Kapal ini adalah kapal ke 5 yang menggunakan nama HNLMS De zeven Provinzien. Peletakan lunas pertama dilakukan di tahun 1908 di Amsterdam dan diluncurkan oleh Prince Duke of Henry suami Ratu Wilhelmina of the Netherlands tahun 1909. Memasuki layanan di Angkatan Laut Kerajaan Belanda Koninklijke Marine tahun 1910.
Kapal yang termasuk dalam golongan kapal perang penjelajah ringan ini ditugaskan sebagai kapal pertahanan pantai sebelum menjadi kapal latih artileri setelah perbaikannya di tahun 1919-1921.
Sebab
Pemberontakan kapal tujuh adalah pemberontakan anti kolonial pertama yang dilakukan oleh prajurit laut Indonesia. “Jiwa kapal tujuh adalah jiwa yang tidak akan ada akan ada matinya, dia adalah api abadi”, tulis Harian Rakjat tahun 1958.
Situasi ekonomi saat itu di Hindia Belanda sangat sulit.
Kisah kejutan terhadap kapal perang kolonial Belanda dipicu oleh rencana pemotongan gaji 17% untuk klasi pribumi, sangat diskriminatif dengan kenyataan pelaut eropa telah dibayar 2x lipat upah buruh pribumi dan hanya direncanakan dipotong sebesar 14%.
Kesulitan bukan hanya dirasakan oleh pemerintah kolonial yang harus melakukan penghematan tetapi juga oleh masyarakat kota dan desa yang mulai banyak kehilangan pekerjaan serta dirasakannya bahwa kerja keras tidak bisa menjamin terpenuhinya segala kebutuhan.
Sikap Menentang terhadap keputusan pemerintah jajahan sebenarnya juga terjadi disaat yang sama di Kota Surabaya, markas besar Marinier Hindia Belanda oleh kelasi Indonesia lainnya.
Pemberontakan ini juga melibatkan kelasi dan perwira menengah Belanda.
“His/Her Netherland Majesty’s Ship crew ship”
https://www.youtube.com/watch?v=5A5Ib-1txsc
Baca juga : Diponegoro (11 November 1785 – 8 January 1855)Bendara Raden Mas Mustahar ꦢꦶꦥꦤꦼꦒꦫ
Baca juga : Kiprah satuan kapal selam Angkatan Laut Hindia Belanda (Bagian 1)
Peristiwa
Kapal berlayar dari Surabaya dalam dalam misi latihan dan unjuk kekuatan ke Sumatra.
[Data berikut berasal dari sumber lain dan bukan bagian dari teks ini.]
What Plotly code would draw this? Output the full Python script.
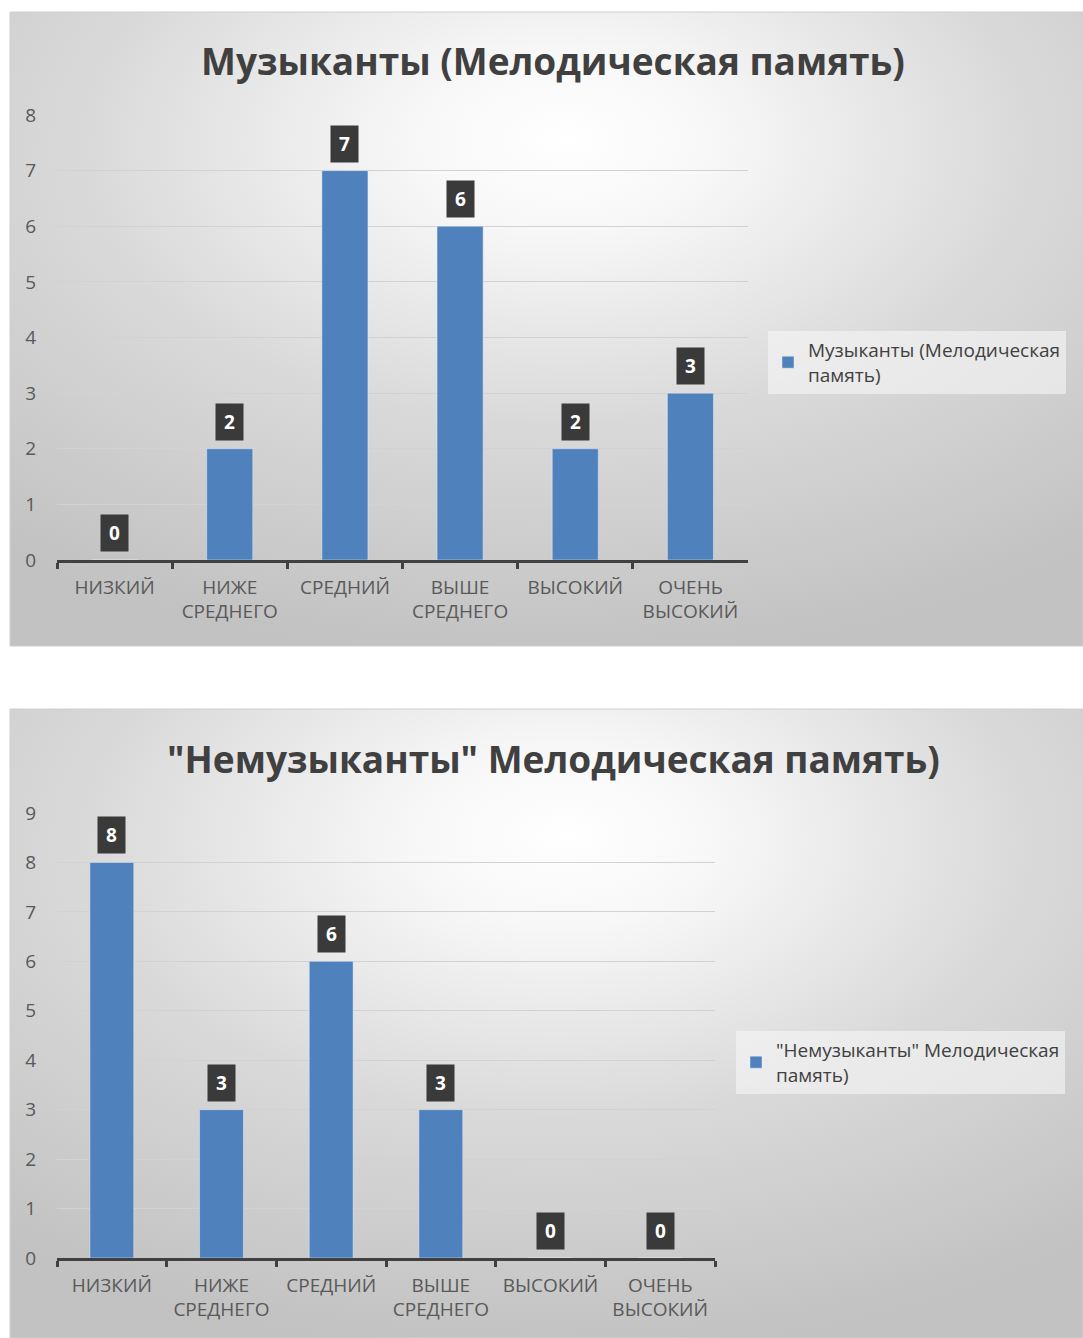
import base64
import plotly.graph_objects as go

W, H = 1083, 1338

categories = ["НИЗКИЙ", "НИЖЕ<br>СРЕДНЕГО", "СРЕДНИЙ", "ВЫШЕ<br>СРЕДНЕГО", "ВЫСОКИЙ", "ОЧЕНЬ<br>ВЫСОКИЙ"]
musicians = [0, 2, 7, 6, 2, 3]
non_musicians = [8, 3, 6, 3, 0, 0]
title1 = "Музыканты (Мелодическая память)"
title2 = "\"Немузыканты\" Мелодическая память)"
legend1 = "Музыканты (Мелодическая<br>память)"
legend2 = "\"Немузыканты\" Мелодическая<br>память)"

BLUE = "#4f81bd"
TXT = "#595959"
FONT = "Open Sans"


def px_x(v):
    return v / W


def px_y(v):
    return 1 - v / H


svg = (
    '<svg xmlns="http://www.w3.org/2000/svg" width="1000" height="600" viewBox="0 0 1000 600" preserveAspectRatio="none">'
    '<defs><radialGradient id="g" cx="0.5" cy="0.22" r="0.8" fx="0.52" fy="0.2" gradientUnits="objectBoundingBox">'
    '<stop offset="0" stop-color="#ffffff"/>'
    '<stop offset="0.18" stop-color="#f7f7f7"/>'
    '<stop offset="0.55" stop-color="#d9d9d9"/>'
    '<stop offset="1" stop-color="#c2c2c2"/>'
    '</radialGradient></defs>'
    '<rect x="0" y="0" width="1000" height="600" fill="url(#g)"/></svg>'
)
bg_src = "data:image/svg+xml;base64," + base64.b64encode(svg.encode("utf-8")).decode("ascii")

fig = go.Figure()

fig.add_trace(go.Bar(x=categories, y=musicians, name=legend1, marker_color=BLUE,
                     xaxis="x", yaxis="y", legend="legend", showlegend=True))
fig.add_trace(go.Bar(x=categories, y=non_musicians, name=legend2, marker_color=BLUE,
                     xaxis="x2", yaxis="y2", legend="legend2", showlegend=True))

# chart boxes (pixels)
box1 = (10, 12, W, 646)
box2 = (10, 709, W, H)

images = []
shapes = []
for (x0, y0, x1, y1) in (box1, box2):
    images.append(dict(source=bg_src, xref="paper", yref="paper", x=px_x(x0), y=px_y(y0),
                       sizex=(x1 - x0) / W, sizey=(y1 - y0) / H, sizing="stretch",
                       xanchor="left", yanchor="top", layer="below"))
    shapes.append(dict(type="rect", xref="paper", yref="paper", x0=px_x(x0), x1=px_x(x1),
                       y0=px_y(y1), y1=px_y(y0), line=dict(color="#cfcfcf", width=1),
                       fillcolor="rgba(0,0,0,0)", layer="below"))

annotations = []
for ax, vals in (("", musicians), ("2", non_musicians)):
    for c, v in zip(categories, vals):
        annotations.append(dict(x=c, y=v, xref="x" + ax, yref="y" + ax, text="<b>%d</b>" % v,
                                showarrow=False, yanchor="bottom", yshift=8,
                                font=dict(family=FONT, size=19, color="white"),
                                bgcolor="#3a3a3a", width=25, height=34, valign="middle"))

annotations.append(dict(x=px_x(553), y=px_y(60), xref="paper", yref="paper", text="<b>%s</b>" % title1,
                        showarrow=False, font=dict(family=FONT, size=37, color="#404040"),
                        xanchor="center", yanchor="middle"))
annotations.append(dict(x=px_x(553), y=px_y(758), xref="paper", yref="paper", text="<b>%s</b>" % title2,
                        showarrow=False, font=dict(family=FONT, size=37, color="#404040"),
                        xanchor="center", yanchor="middle"))

xcommon = dict(type="category", showgrid=False, showline=True, linecolor="#404040", linewidth=2.5,
               ticks="outside", tickson="boundaries", ticklen=6, tickwidth=2.5, tickcolor="#404040",
               ticklabelstandoff=8,
               tickfont=dict(family=FONT, size=19, color=TXT), fixedrange=True, automargin=False)
ycommon = dict(showgrid=True, gridcolor="#d2d2d2", gridwidth=1, zeroline=False, showline=False,
               dtick=1, ticks="", ticklabelstandoff=20,
               tickfont=dict(family=FONT, size=19, color=TXT), fixedrange=True, automargin=False)

fig.update_layout(
    width=W, height=H,
    margin=dict(l=0, r=0, t=0, b=0, autoexpand=False),
    paper_bgcolor="white", plot_bgcolor="rgba(0,0,0,0)",
    bargap=0.6,
    font=dict(family=FONT, color=TXT),
    xaxis=dict(domain=[px_x(57), px_x(748)], anchor="y", **xcommon),
    yaxis=dict(domain=[px_y(560), px_y(115)], range=[0, 8], anchor="x", **ycommon),
    xaxis2=dict(domain=[px_x(57), px_x(715)], anchor="y2", **xcommon),
    yaxis2=dict(domain=[px_y(1258), px_y(813)], range=[0, 9], anchor="x2", **ycommon),
    legend=dict(x=px_x(768), y=px_y(331), xanchor="left", yanchor="top",
                bgcolor="rgba(246,246,246,0.6)", font=dict(family=FONT, size=19, color="#404040"),
                itemwidth=30, tracegroupgap=0),
    legend2=dict(x=px_x(736), y=px_y(1031), xanchor="left", yanchor="top",
                 bgcolor="rgba(246,246,246,0.6)", font=dict(family=FONT, size=19, color="#404040"),
                 itemwidth=30, tracegroupgap=0),
    images=images,
    shapes=shapes,
    annotations=annotations,
)

fig.write_html("out.html", config={"displayModeBar": False},
               post_script="document.body.style.margin='0';document.body.style.padding='0';")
Awak kapal terdiri dari 141 orang eropa(30 orang diantaranya perwira dan 26 orang perwira madya)dan 256 orang pribumi(termasuk 7 perwira madya dan 80 orang siswa).
Kapal ini dijuluki kapal hukuman karena ditempatkannya perwira berumur dengan pertimbangan kasus indispliner dan kurangya kecakapan dalam menjalankan tugas di tempat lain atau orang-orang bermasalah seperti kopral masinis M. Boshart dan kelasi satu pribumi Paradja.
Mereka pernah menduduki jabatan pengurus di beberapa serikat anggota marinir atau kelasi, juru bicara yang paling keras dan berhubungan dengan kelompok-kelompok nasionalis.
Pengurus cabang serikat Marinir dan pengurus 2 badan serikat pribumi(Serikat kelasi pribumi dan Serikat kelasi pribumi kristen)kapal telah mengundurkan diri dengan alasan semakin meningkatnya tensi ketegangan.
Mereka tidak ingin bertanggung jawab atas kejadian yang mungkin akan terjadi membuat para perwira diamanatkan untuk mempersenjatai diri walaupun ternyata hal tersebut tidak dijalankan komandan kapal P. Eikenboom karena situasi di kapal dianggap baik.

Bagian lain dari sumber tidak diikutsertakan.